RT loves Kate Elliott's newest release, Cold Magic. This unusual science fiction read has RT Senior Reviewer Natalie Luhrs raving,"Of all the alternate history fantasies published in the last few years, this one may just be this reviewer's favorite." Now hear from Elliott about why she wrote an alternate history novel and what makes her story so different.

You may wonder why I wrote an alternate history fantasy when I don’t really read alternate history very much. I wondered, too.

When I think of the phrase “alternate history” I tend to think of novels about “what if,” usually on the theme “what if the Nazis had won World War II” or “what if the South had won the Civil War.” These are not stories that I’m particularly interested in reading. They tend to focus on a pivotal point in history when, say, a battle was lost instead of won or some future Great Man looked the wrong way when crossing the street and got hit by a car, and then the story unfolds from there to see how history would have been different. 

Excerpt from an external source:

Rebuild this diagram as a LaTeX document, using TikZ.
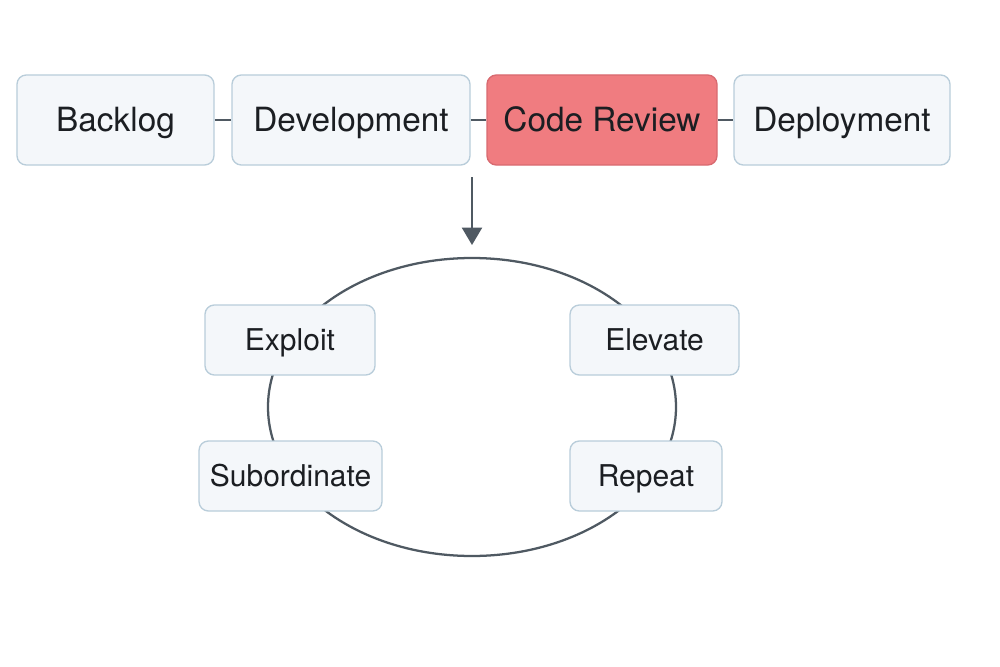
\documentclass[tikz,border=0pt]{standalone}
\usepackage{fontspec}
\setmainfont{TeX Gyre Heros}
\usetikzlibrary{arrows.meta}
\usetikzlibrary{shapes.geometric}
\definecolor{boxfill}{HTML}{F4F7FA}
\definecolor{boxline}{HTML}{B9CDDA}
\definecolor{reviewfill}{HTML}{F07C80}
\definecolor{reviewline}{HTML}{D86A70}
\definecolor{linkgray}{HTML}{4F5962}
\definecolor{inkdark}{HTML}{1B1E22}
\begin{document}
\begin{tikzpicture}
[every node/.style={inner sep=0pt, text=inkdark},
 stagebox/.style={rectangle, rounded corners=7pt, minimum height=67.5pt, text height=18pt, text depth=0pt, fill=boxfill, line width=1pt, draw=boxline, font=\fontsize{25}{28}\selectfont},
 cyclebox/.style={rectangle, rounded corners=7pt, minimum height=52.5pt, text height=16.2pt, text depth=0pt, fill=boxfill, line width=1pt, draw=boxline, font=\fontsize{22.5}{26}\selectfont}]
\useasboundingbox (0pt, 0pt) rectangle (750pt, -500.25pt);
% cycle ring, drawn first so the boxes sit on it
\node (ring) [ellipse, minimum width=306pt, minimum height=223.5pt, line width=1.7pt, draw=linkgray] at (354pt, -305.25pt) {};
% pipeline row
\node (backlog) [stagebox, minimum width=147.75pt] at (86.6pt, -90pt) {Backlog};
\node (dev) [stagebox, minimum width=178.5pt] at (263.25pt, -90pt) {Development};
\node (review) [stagebox, minimum width=172.5pt, fill=reviewfill, draw=reviewline] at (451.5pt, -90pt) {Code Review};
\node (deploy) [stagebox, minimum width=162pt] at (631.5pt, -90pt) {Deployment};
\draw [line width=1.5pt, color=linkgray] (backlog) -- (dev);
\draw [line width=1.5pt, color=linkgray] (dev) -- (review);
\draw [line width=1.5pt, color=linkgray] (review) -- (deploy);
% down arrow
\coordinate (arrowtop) at (354pt, -132.75pt);
\coordinate (arrowtip) at (354pt, -183.75pt);
\draw [line width=1.5pt, color=linkgray, -{Triangle[length=13pt, width=15pt]}] (arrowtop) -- (arrowtip);
% cycle steps
\node (exploit) [cyclebox, minimum width=127.5pt] at (217.5pt, -255pt) {Exploit};
\node (elevate) [cyclebox, minimum width=126.75pt] at (490.9pt, -255pt) {Elevate};
\node (subord) [cyclebox, minimum width=137.25pt] at (217.9pt, -357pt) {Subordinate};
\node (repeat) [cyclebox, minimum width=114pt] at (484.5pt, -357pt) {Repeat};
\end{tikzpicture}
\end{document}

My Crown of Stars series and Crossroads trilogy are both what some people call “secondary world” fantasy--that is, they are set in an entirely different, non-Earth world (even if there may be similarities). One of the great things about writing secondary world fantasy is that I am the ultimate authority on the world. I have to make the world consistent internally--that is, if I say that only females can wield magic, I can’t then drop in a male magic user unless I explain why he is the exception to the rule--but I’m the one who gets to say (every parent will be familiar with this phrase), “Because I said so.” 

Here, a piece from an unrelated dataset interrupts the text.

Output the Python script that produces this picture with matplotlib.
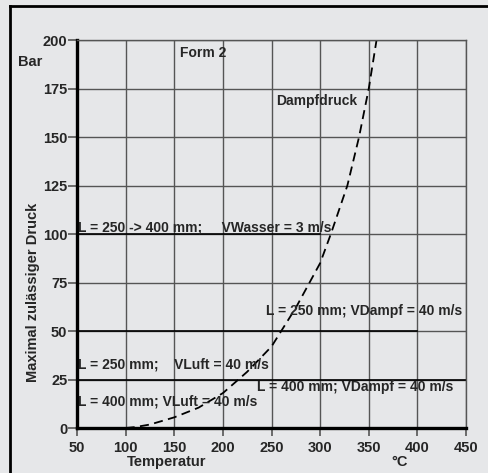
import numpy as np
import matplotlib.pyplot as plt
from matplotlib.lines import Line2D

plt.rcParams['font.family'] = ['Liberation Sans', 'DejaVu Sans']
plt.rcParams['font.weight'] = 'bold'

# vapour pressure curve
temps = [100, 110, 125, 150, 175, 200, 216, 225, 250, 275, 300, 311, 328, 340, 350, 358]
press = [0, 0.5, 1.8, 5.5, 10.5, 18, 25, 29, 42, 62, 85, 100, 125, 150, 175, 200]

xticks = [50, 100, 150, 200, 250, 300, 350, 400, 450]
yticks = [0, 25, 50, 75, 100, 125, 150, 175, 200]

# limit lines: (pressure, x start, x end)
limits = [(100, 50, 300), (50, 50, 400), (25, 50, 450)]
notes = [
    (51, 101.5, "L = 250 -> 400 mm;     VWasser = 3 m/s"),
    (244, 58.2, "L = 250 mm; VDampf = 40 m/s"),
    (51, 30.8, "L = 250 mm;    VLuft = 40 m/s"),
    (235, 19.1, "L = 400 mm; VDampf = 40 m/s"),
    (51, 11.5, "L = 400 mm; VLuft = 40 m/s"),
]

bg = '#e6e7e9'
grid = '#555555'
txt = '#262626'
fs = 10

fig = plt.figure(figsize=(4.89, 4.73), dpi=100, facecolor=bg)
ax = fig.add_axes([0.1575, 0.0951, 0.7955, 0.8203], facecolor=bg)

ax.set_xlim(50, 450)
ax.set_ylim(0, 200)
ax.set_xticks(xticks)
ax.set_yticks(yticks)
ax.grid(True, color=grid, lw=1.0)
ax.set_axisbelow(True)

for y, x0, x1 in limits:
    ax.plot([x0, x1], [y, y], color='black', lw=1.2)

ax.plot(temps, press, color='black', lw=1.3, linestyle=(0, (5, 3)))

for x, y, s in notes:
    ax.text(x, y, s, fontsize=fs, fontweight='bold', va='baseline', color=txt)

ax.text(156, 191, "Form 2", fontsize=fs, fontweight='bold', color=txt)
ax.text(254.5, 166.5, "Dampfdruck", fontsize=fs, fontweight='bold', color=txt)

for s in ['left', 'bottom']:
    ax.spines[s].set_linewidth(2.4)
    ax.spines[s].set_color('black')
for s in ['top', 'right']:
    ax.spines[s].set_linewidth(1.0)
    ax.spines[s].set_color(grid)

ax.tick_params(axis='y', direction='out', length=6.5, width=1.2, color=grid,
               pad=0.5, labelsize=10.5, labelcolor=txt)
ax.tick_params(axis='x', direction='out', length=6, width=1.2, color=grid,
               pad=3.5, labelsize=10.5, labelcolor=txt)
for lab in ax.get_xticklabels() + ax.get_yticklabels():
    lab.set_fontweight('bold')

fig.text(0.0675, 0.3816, "Maximal zulässiger Druck", rotation=90, fontsize=10.5,
         fontweight='bold', ha='center', va='center', color=txt)
fig.text(0.037, 0.869, "Bar", fontsize=10.5, fontweight='bold', va='center', color=txt)
fig.text(0.3415, 0.014, "Temperatur", fontsize=10.5, fontweight='bold', ha='center', color=txt)
fig.text(0.818, 0.014, "°C", fontsize=10.5, fontweight='bold', ha='center', color=txt)

# frame lines at top and left of the picture
fig.add_artist(Line2D([10 / 489, 10 / 489], [0, 1 - 6 / 473], transform=fig.transFigure,
                      color='black', lw=2.0))
fig.add_artist(Line2D([10 / 489, 1], [1 - 6 / 473, 1 - 6 / 473], transform=fig.transFigure,
                      color='black', lw=2.0))

fig.savefig('out.png', dpi=100, facecolor=bg)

The thought of writing an alternate history for our Earth scared me. If I am going to use real historical cultures, then I’m bound to get something wrong, and someone is sure to notice and call me on it (and they should!) But sometimes you just have to be willing to tackle a job that makes you nervous, that forces you to push yourself into territory beyond “because I said so.” 

As it happens, this “different Earth, with magic” (in the phrase of one of my early readers) really took hold of me. On this Earth, much of northern Europe in 1838 is either under ice or is a barren landscape where few can live. The Roman Empire never fell, only got smaller. Due to a magical plague, Europe is a mix of cultures from old Europe and Africa. Meanwhile, this extended Ice Age cut off much of North America for so long that several small species of dinosaurs survived and one developed intelligence very like our own. And these “trolls”--as the humans call them (they call humans "rats")--are busily engaged together with humans in a culture-changing industrial revolution.

Beneath all that “altered history” there are extremely powerful magical forces at work. When my heroine quite abruptly runs afoul of certain of these magical forces, she discovers a hidden history she never guessed at, one that puts her in jeopardy.

What I realized, writing Cold Magic, is that I do like “alternate history” if by that we mean “a different Earth, with magic.” I’ve enjoyed Boneshaker, by Cherie Priest (19th century); the forthcoming (Feb. 2011) License to Ensorcel, by Katharine Kerr (modern day); or the recent Sherlock Holmes film with Robert Downey Jr and Jude Law. And there are many more, often published under the label “urban fantasy” or “paranormal romance.” I think this alternate history thing is a lot bigger than it looks, and now that I know how much I love exploring these different Earths, I’m glad I have so many more books to read.